I never know when a ferry flight might go wrong. With so many things that could possibly go wrong, I knew better than to get too comfortable, too relaxed. But it’s hard to not let your guard down after hours and hours of open ocean. But that’s what happened on the night of November 12th, 1993 in the cockpit of a brand new Beechcraft Bonanza high over the Atlantic ocean. Over the previous three days the plane and its extra fuel tanks had performed flawlessly and if everything continued that way I’d be in Paris and done with the trip in eight hours.
I was always nervous leaving the safety of land and heading out over the ocean in a single engine plane. But stress and apprehension of taking off from St. Johns, Newfoundland on another solo trans-Atlantic flight had worn off hours before. Once aloft with the engine running smoothly and no weather demons to contend with, I settled into the pilot’s seat like it was a familiar old easy chair, comfortable but alert.

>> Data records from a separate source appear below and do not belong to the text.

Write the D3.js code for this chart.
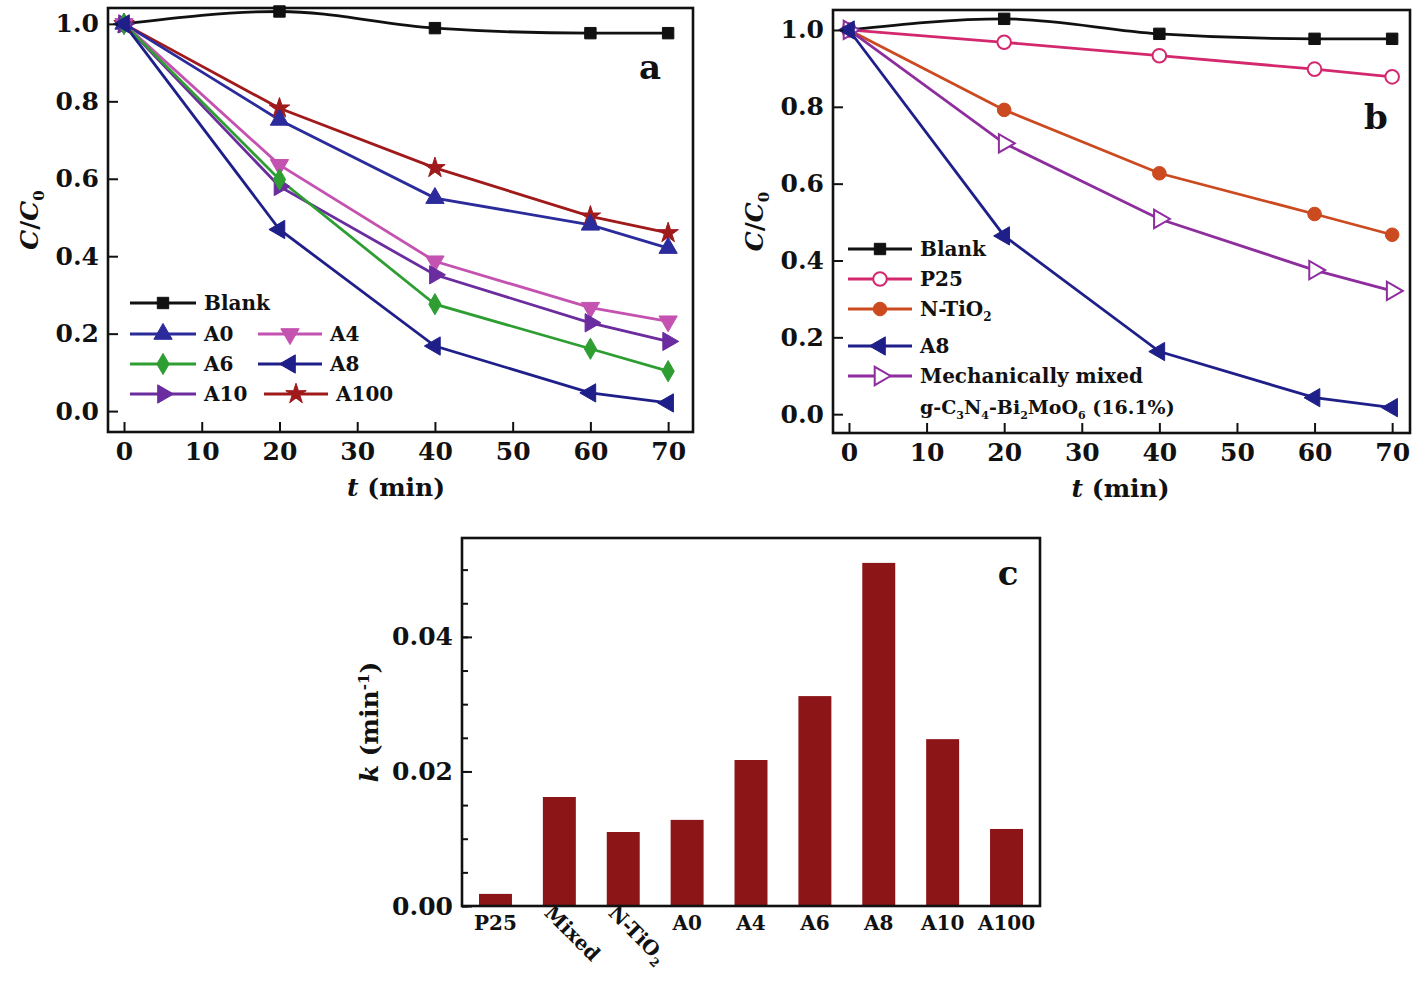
<!DOCTYPE html>
<html><head><meta charset="utf-8">
<script src="https://cdn.jsdelivr.net/npm/d3@7"></script>
<style>
body{margin:0;background:#fff;}
text{font-family:"DejaVu Serif","Liberation Serif",serif;font-weight:bold;fill:#111;}
</style></head>
<body><svg id="c" width="1418" height="985"></svg>
<script>
// ---- data ----
const times = [0, 20, 40, 60, 70];
const xTicks = [0, 10, 20, 30, 40, 50, 60, 70];
const yTicks = [0, 0.2, 0.4, 0.6, 0.8, 1.0];
// panel a
const blankA = [1.0, 1.032, 0.989, 0.976, 0.976];
const a0 = [1.0, 0.752, 0.550, 0.481, 0.421];
const a4 = [1.0, 0.636, 0.387, 0.267, 0.232];
const a6 = [1.0, 0.598, 0.276, 0.161, 0.103];
const a8 = [1.0, 0.469, 0.168, 0.047, 0.021];
const a10 = [1.0, 0.580, 0.352, 0.228, 0.180];
const a100 = [1.0, 0.782, 0.628, 0.503, 0.460];
// panel b
const blankB = [1.0, 1.029, 0.990, 0.977, 0.977];
const p25 = [1.0, 0.968, 0.933, 0.898, 0.878];
const ntio2 = [1.0, 0.792, 0.627, 0.521, 0.467];
const a8b = [1.0, 0.464, 0.163, 0.043, 0.017];
const mixed = [1.0, 0.705, 0.508, 0.375, 0.321];
// panel c
const kCats = ["P25", "Mixed", "N-TiO2", "A0", "A4", "A6", "A8", "A10", "A100"];
const kVals = [0.0018, 0.0162, 0.0110, 0.0128, 0.0217, 0.0312, 0.0510, 0.0248, 0.01145];
const kTicks = [0, 0.02, 0.04];

const svg = d3.select("#c");

function sym(g, type, x, y, color, size, open) {
  let t, rot = 0;
  if (type === "square") t = d3.symbolSquare;
  else if (type === "up") t = d3.symbolTriangle;
  else if (type === "down") { t = d3.symbolTriangle; rot = 180; }
  else if (type === "left") { t = d3.symbolTriangle; rot = -90; }
  else if (type === "right") { t = d3.symbolTriangle; rot = 90; }
  else if (type === "diamond") t = d3.symbolDiamond;
  else if (type === "star") t = d3.symbolStar;
  else t = d3.symbolCircle;
  const s = size || (type === "square" ? 130 : type === "star" ? 130 : type === "diamond" ? 130 : 145);
  g.append("path").attr("d", d3.symbol().type(t).size(s)())
    .attr("transform", `translate(${x},${y}) rotate(${rot})`)
    .attr("fill", open ? "#fff" : color)
    .attr("stroke", color).attr("stroke-width", open ? 2 : 1);
}

function linePanel(opt) {
  const g = svg.append("g");
  const x = d3.scaleLinear().domain(opt.xd).range([opt.l, opt.r]);
  const y = d3.scaleLinear().domain(opt.yd).range([opt.b, opt.t]);
  opt.series.forEach(s => {
    const line = d3.line().x((d, i) => x(times[i])).y(d => y(d))
      .curve(s.smooth ? d3.curveMonotoneX : d3.curveLinear);
    g.append("path").datum(s.v).attr("d", line).attr("fill", "none")
      .attr("stroke", s.c).attr("stroke-width", 2.8);
  });
  opt.series.forEach(s => {
    s.v.forEach((d, i) => sym(g, s.m, x(times[i]), y(d), s.c, null, s.open));
  });
  const ax = g.append("g").attr("transform", `translate(0,${opt.b})`)
    .call(d3.axisBottom(x).tickValues(xTicks).tickSize(-10).tickPadding(10).tickFormat(d3.format("d")));
  const ay = g.append("g").attr("transform", `translate(${opt.l},0)`)
    .call(d3.axisLeft(y).tickValues(yTicks).tickSize(-10).tickPadding(9).tickFormat(d3.format(".1f")));
  [ax, ay].forEach(a => {
    a.select(".domain").remove();
    a.selectAll("line").attr("stroke", "#111").attr("stroke-width", 2);
    a.selectAll("text").style("font-size", "25px").style("font-family", "DejaVu Serif").style("font-weight", "bold").attr("fill", "#111");
  });
  g.append("rect").attr("x", opt.l).attr("y", opt.t).attr("width", opt.r - opt.l).attr("height", opt.b - opt.t)
    .attr("fill", "none").attr("stroke", "#111").attr("stroke-width", 2.6);
  const xt = g.append("text").attr("x", (x(0) + x(70)) / 2).attr("y", opt.b + 64).attr("text-anchor", "middle").style("font-size", "25px");
  xt.append("tspan").attr("font-style", "italic").text("t");
  xt.append("tspan").text(" (min)");
  const yt = g.append("text").attr("transform", `translate(${opt.l - 70},${(opt.t + opt.b) / 2}) rotate(-90)`)
    .attr("text-anchor", "middle").style("font-size", "25px");
  yt.append("tspan").attr("font-style", "italic").text("C");
  yt.append("tspan").text("/");
  yt.append("tspan").attr("font-style", "italic").text("C");
  yt.append("tspan").attr("dy", 6).style("font-size", "15px").text("0");
  g.append("text").attr("x", opt.lx).attr("y", opt.ly).attr("text-anchor", "middle").style("font-size", "34px").text(opt.letter);
  opt.legend.forEach(e => {
    g.append("line").attr("x1", e.x).attr("x2", e.x + e.w).attr("y1", e.y).attr("y2", e.y)
      .attr("stroke", e.s.c).attr("stroke-width", 2.8);
    sym(g, e.s.m, e.x + e.w / 2, e.y, e.s.c, null, e.s.open);
    const t = g.append("text").attr("x", e.x + e.w + 8).attr("y", e.y + 7).style("font-size", "20px");
    if (e.parts) e.parts.forEach(p => {
      const ts = t.append("tspan").text(p[0]);
      if (p[1] === "sub") ts.attr("dy", 5).style("font-size", "12px");
      if (p[1] === "up") ts.attr("dy", -5);
    });
    else t.text(e.s.name);
  });
  return g;
}

// Panel a
const sA = {
  blank: { name: "Blank", v: blankA, c: "#111", m: "square", smooth: true },
  a0: { name: "A0", v: a0, c: "#2b2b9c", m: "up" },
  a4: { name: "A4", v: a4, c: "#c452b0", m: "down" },
  a6: { name: "A6", v: a6, c: "#2e9e33", m: "diamond" },
  a8: { name: "A8", v: a8, c: "#1f1f8a", m: "left" },
  a10: { name: "A10", v: a10, c: "#6a2c9e", m: "right" },
  a100: { name: "A100", v: a100, c: "#a01a1c", m: "star" }
};
linePanel({
  l: 108, r: 693, t: 8, b: 432, xd: [-2.06, 73.2], yd: [-0.054, 1.041],
  series: [sA.blank, sA.a100, sA.a0, sA.a4, sA.a10, sA.a6, sA.a8],
  letter: "a", lx: 650, ly: 79,
  legend: [
    { s: sA.blank, x: 130, y: 303, w: 66 },
    { s: sA.a0, x: 130, y: 334, w: 66 },
    { s: sA.a4, x: 258, y: 334, w: 64 },
    { s: sA.a6, x: 130, y: 364, w: 66 },
    { s: sA.a8, x: 258, y: 364, w: 64 },
    { s: sA.a10, x: 130, y: 394, w: 66 },
    { s: sA.a100, x: 264, y: 394, w: 64 }
  ]
});

// Panel b
const sB = {
  blank: { name: "Blank", v: blankB, c: "#111", m: "square", smooth: true },
  p25: { name: "P25", v: p25, c: "#d4286e", m: "circle", open: true },
  nt: { name: "N-TiO2", v: ntio2, c: "#cc4a1f", m: "circle" },
  a8: { name: "A8", v: a8b, c: "#1f1f8a", m: "left" },
  mx: { name: "Mechanically mixed", v: mixed, c: "#8e2d9e", m: "right", open: true }
};
const gb = linePanel({
  l: 833, r: 1410, t: 10, b: 433, xd: [-2.06, 72.3], yd: [-0.049, 1.052],
  series: [sB.blank, sB.p25, sB.nt, sB.mx, sB.a8],
  letter: "b", lx: 1376, ly: 129,
  legend: [
    { s: sB.blank, x: 848, y: 249, w: 64 },
    { s: sB.p25, x: 848, y: 279, w: 64 },
    { s: sB.nt, x: 848, y: 309, w: 64, parts: [["N-TiO"], ["2", "sub"]] },
    { s: sB.a8, x: 848, y: 346, w: 64 },
    { s: sB.mx, x: 848, y: 376, w: 64 }
  ]
});
{
  const t = gb.append("text").attr("x", 920).attr("y", 414).style("font-size", "19px").style("font-weight", "600");
  const parts = [["g-C"], ["3", "s"], ["N", "u"], ["4", "s"], ["-Bi", "u"], ["2", "s"], ["MoO", "u"], ["6", "s"], [" (16.1%)", "u"]];
  parts.forEach(p => {
    const ts = t.append("tspan").text(p[0]);
    if (p[1] === "s") ts.attr("dy", 5).style("font-size", "11px");
    if (p[1] === "u") ts.attr("dy", -5);
  });
}

// Panel c
{
  const g = svg.append("g");
  const L = 462, R = 1040, T = 538, B = 906;
  const x = d3.scaleBand().domain(kCats).range([L, R]).paddingInner(0.484).paddingOuter(0.266);
  const y = d3.scaleLinear().domain([0, 0.0547]).range([B, T]);
  g.selectAll("rect.bar").data(kVals).enter().append("rect").attr("class", "bar")
    .attr("x", (d, i) => x(kCats[i])).attr("width", x.bandwidth())
    .attr("y", d => y(d)).attr("height", d => B - y(d)).attr("fill", "#8b1517");
  const minor = d3.range(0, 0.0546, 0.005);
  const am = g.append("g").attr("transform", `translate(${L},0)`)
    .call(d3.axisLeft(y).tickValues(minor).tickSize(-6).tickFormat(""));
  const aM = g.append("g").attr("transform", `translate(${L},0)`)
    .call(d3.axisLeft(y).tickValues(kTicks).tickSize(-10).tickPadding(9).tickFormat(d3.format(".2f")));
  [am, aM].forEach(a => {
    a.select(".domain").remove();
    a.selectAll("line").attr("stroke", "#111").attr("stroke-width", 2);
    a.selectAll("text").style("font-size", "25px").style("font-family", "DejaVu Serif").style("font-weight", "bold").attr("fill", "#111");
  });
  g.append("rect").attr("x", L).attr("y", T).attr("width", R - L).attr("height", B - T)
    .attr("fill", "none").attr("stroke", "#111").attr("stroke-width", 2.6);
  kCats.forEach((c, i) => {
    const cx = x(c) + x.bandwidth() / 2;
    if (c === "Mixed") {
      g.append("text").attr("transform", `translate(${cx - 16},${B + 8}) rotate(45)`).style("font-size", "20px").text("Mixed");
    } else if (c === "N-TiO2") {
      const t = g.append("text").attr("transform", `translate(${cx - 16},${B + 8}) rotate(45)`).style("font-size", "20px");
      t.append("tspan").text("N-TiO");
      t.append("tspan").attr("dy", 5).style("font-size", "12px").text("2");
    } else {
      g.append("text").attr("x", cx).attr("y", B + 24).attr("text-anchor", "middle").style("font-size", "20px").text(c);
    }
  });
  const yt = g.append("text").attr("transform", `translate(${L - 84},${722}) rotate(-90)`)
    .attr("text-anchor", "middle").style("font-size", "25px");
  yt.append("tspan").attr("font-style", "italic").text("k");
  yt.append("tspan").text(" (min");
  yt.append("tspan").attr("dy", -9).style("font-size", "15px").text("-1");
  yt.append("tspan").attr("dy", 9).text(")");
  g.append("text").attr("x", 1008).attr("y", 585).attr("text-anchor", "middle").style("font-size", "34px").text("c");
}
</script></body></html>
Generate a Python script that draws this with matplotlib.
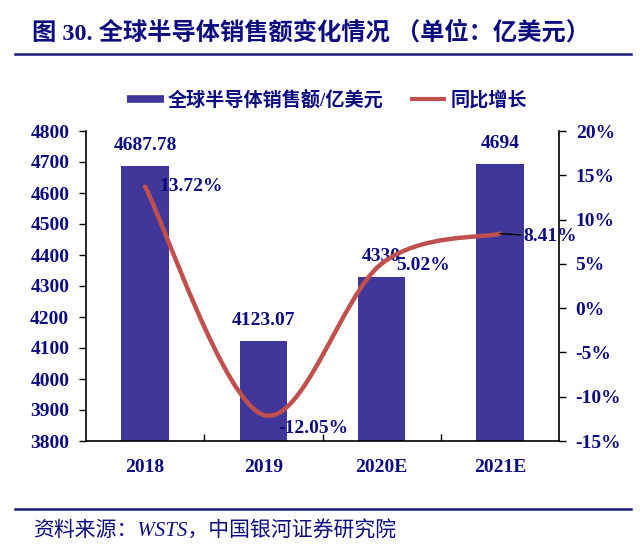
import matplotlib
matplotlib.use("Agg")
import matplotlib.pyplot as plt
from matplotlib.lines import Line2D
from matplotlib.path import Path
from matplotlib.patches import PathPatch
from matplotlib.font_manager import FontProperties

YEARS = ["2018", "2019", "2020E", "2021E"]
SALES = [4687.78, 4123.07, 4330, 4694]
GROWTH = [13.72, -12.05, 5.02, 8.41]
SALES_LABELS = ["4687.78", "4123.07", "4330", "4694"]
GROWTH_LABELS = ["13.72%", "-12.05%", "5.02%", "8.41%"]

TITLE = "图 30. 全球半导体销售额变化情况 （单位：亿美元）"
SOURCE = "资料来源：WSTS，中国银河证券研究院"
LEGEND = ["全球半导体销售额/亿美元", "同比增长"]

BAR_C, LINE_C, NAVY = "#41369a", "#c0504d", "#0c0c7e"
FAM = ["Liberation Serif", "Noto Sans CJK SC", "DejaVu Sans"]


def smooth_path(xs, ys):
    # Catmull-Rom style bezier, like Excel's smoothed line
    pts = list(zip(xs, ys))
    verts, codes = [pts[0]], [Path.MOVETO]
    n = len(pts)
    for i in range(n - 1):
        p0 = pts[i - 1] if i > 0 else pts[i]
        p1, p2 = pts[i], pts[i + 1]
        p3 = pts[i + 2] if i + 2 < n else pts[i + 1]
        c1 = (p1[0] + (p2[0] - p0[0]) / 6, p1[1] + (p2[1] - p0[1]) / 6)
        c2 = (p2[0] - (p3[0] - p1[0]) / 6, p2[1] - (p3[1] - p1[1]) / 6)
        verts += [c1, c2, p2]
        codes += [Path.CURVE4] * 3
    return Path(verts, codes)


def main():
    fig = plt.figure(figsize=(6.4, 5.49), dpi=100)
    ax = fig.add_axes([86 / 640, 1 - 441 / 549, 473 / 640, 310 / 549])
    x = list(range(len(YEARS)))

    ax.bar(x, SALES, width=0.4, color=BAR_C, zorder=2)
    ax.set_xlim(-0.5, 3.5)
    ax.set_ylim(3800, 4800)
    ax.set_yticks(range(3800, 4801, 100))
    ax.set_xticks(x)
    ax.set_xticklabels(YEARS)
    ax.set_xticks([0.5, 1.5, 2.5], minor=True)
    ax.tick_params(axis="x", which="major", length=0, pad=13)
    ax.tick_params(axis="x", which="minor", direction="in", length=5, width=1)
    ax.tick_params(axis="y", direction="out", length=5, width=1, pad=7)
    for s in ("top", "right"):
        ax.spines[s].set_visible(False)

    ax2 = ax.twinx()
    ax2.set_ylim(-15, 20)
    ax2.set_yticks(range(-15, 21, 5))
    ax2.set_yticklabels([f"{v}%" for v in range(-15, 21, 5)])
    ax2.tick_params(axis="y", direction="out", length=5, width=1, pad=7)
    for s in ("top", "left", "bottom"):
        ax2.spines[s].set_visible(False)
    ax2.add_patch(PathPatch(smooth_path(x, GROWTH), facecolor="none",
                            edgecolor=LINE_C, lw=3.2, capstyle="round", zorder=3))

    for a in (ax, ax2):
        for sp in a.spines.values():
            sp.set_linewidth(1.2)
        for lab in a.get_xticklabels() + a.get_yticklabels():
            lab.set_fontproperties(FontProperties(family=FAM, weight="bold", size=14))
            lab.set_color(NAVY)

    num_font = dict(family=FAM, fontweight="bold", fontsize=14, color=NAVY)
    for xi, v, t in zip(x, SALES, SALES_LABELS):
        ax.annotate(t, (xi, v), xytext=(0, 20), textcoords="offset pixels",
                    ha="center", va="center", zorder=4, **num_font)

    offs = [(14, 0), (15, -14), (15, -2), (24, -3)]
    for i, (xi, v, t) in enumerate(zip(x, GROWTH, GROWTH_LABELS)):
        arrow = dict(arrowstyle="-", color="black", lw=1, shrinkA=0, shrinkB=0) if i == 3 else None
        ax2.annotate(t, (xi, v), xytext=offs[i], textcoords="offset pixels",
                     ha="left", va="center", zorder=5, arrowprops=arrow, **num_font)

    # title, rules and source
    fig.text(32 / 640, 1 - 33 / 549, TITLE, ha="left", va="center", color=NAVY,
             family=FAM, fontweight="bold", fontsize=17.5)
    for yy in (54, 509):
        fig.add_artist(Line2D([15 / 640, 631 / 640], [1 - yy / 549] * 2,
                              transform=fig.transFigure, color="#1a1a7a", lw=1.8))
    fig.text(33 / 640, 1 - 532 / 549, SOURCE, ha="left", va="center", color=NAVY,
             family=FAM, fontstyle="italic", fontsize=15)

    handles = [Line2D([], [], color=BAR_C, lw=5.5, solid_capstyle="butt"),
               Line2D([], [], color=LINE_C, lw=3, solid_capstyle="butt")]
    leg = fig.legend(handles, LEGEND, loc="center", bbox_to_anchor=(327 / 640, 1 - 100 / 549),
                     ncol=2, frameon=False, handlelength=1.9, handletextpad=0.2,
                     columnspacing=1.4,
                     prop=FontProperties(family=FAM, weight="bold", size=13.8))
    for t in leg.get_texts():
        t.set_color(NAVY)

    fig.savefig("out.png", dpi=100, facecolor="white")
    plt.close(fig)


if __name__ == "__main__":
    main()
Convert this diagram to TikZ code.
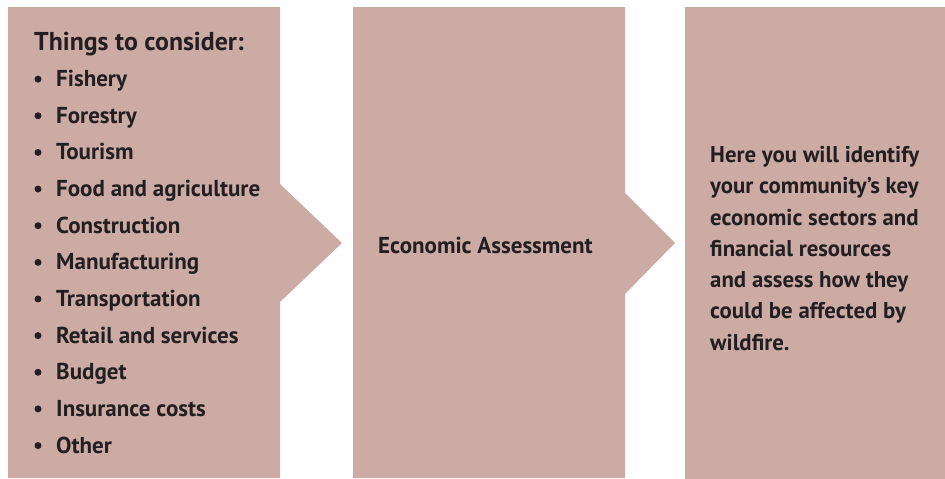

Four hours in to the flight the dropping fuel gauges of the wing tanks said it was time to transfer some fuel from the ninety gallon ferry tank that had been installed in the cabin to give the Bonanza the extra range needed to cross the Atlantic. I opened the valve on the bottom of the steel tank mounted behind my seat and went back to the book I was reading. My intentions was to shut the valve off after the wing tanks were just over half full to avoid overfilling them.
When I checked the progress ten minutes later I was perplexed to see that the wing tanks had made only a modest gain. This got my attention because although I hadn’t really timed the transfer rate when I had tested the fuel system over land, I was sure that it had gone much faster than that. Hoping it was my imagination I took out a pencil, marked the fuel level on the steel ferry tank and sat back to see how fast it went down. It didn’t take long for the devastating reality to hit me…..The fuel wasn’t moving. The news hit me like a thunderbolt. There wasn’t enough fuel remaining in the wing tanks to make it to Paris or to get me back to Canada. I was screwed.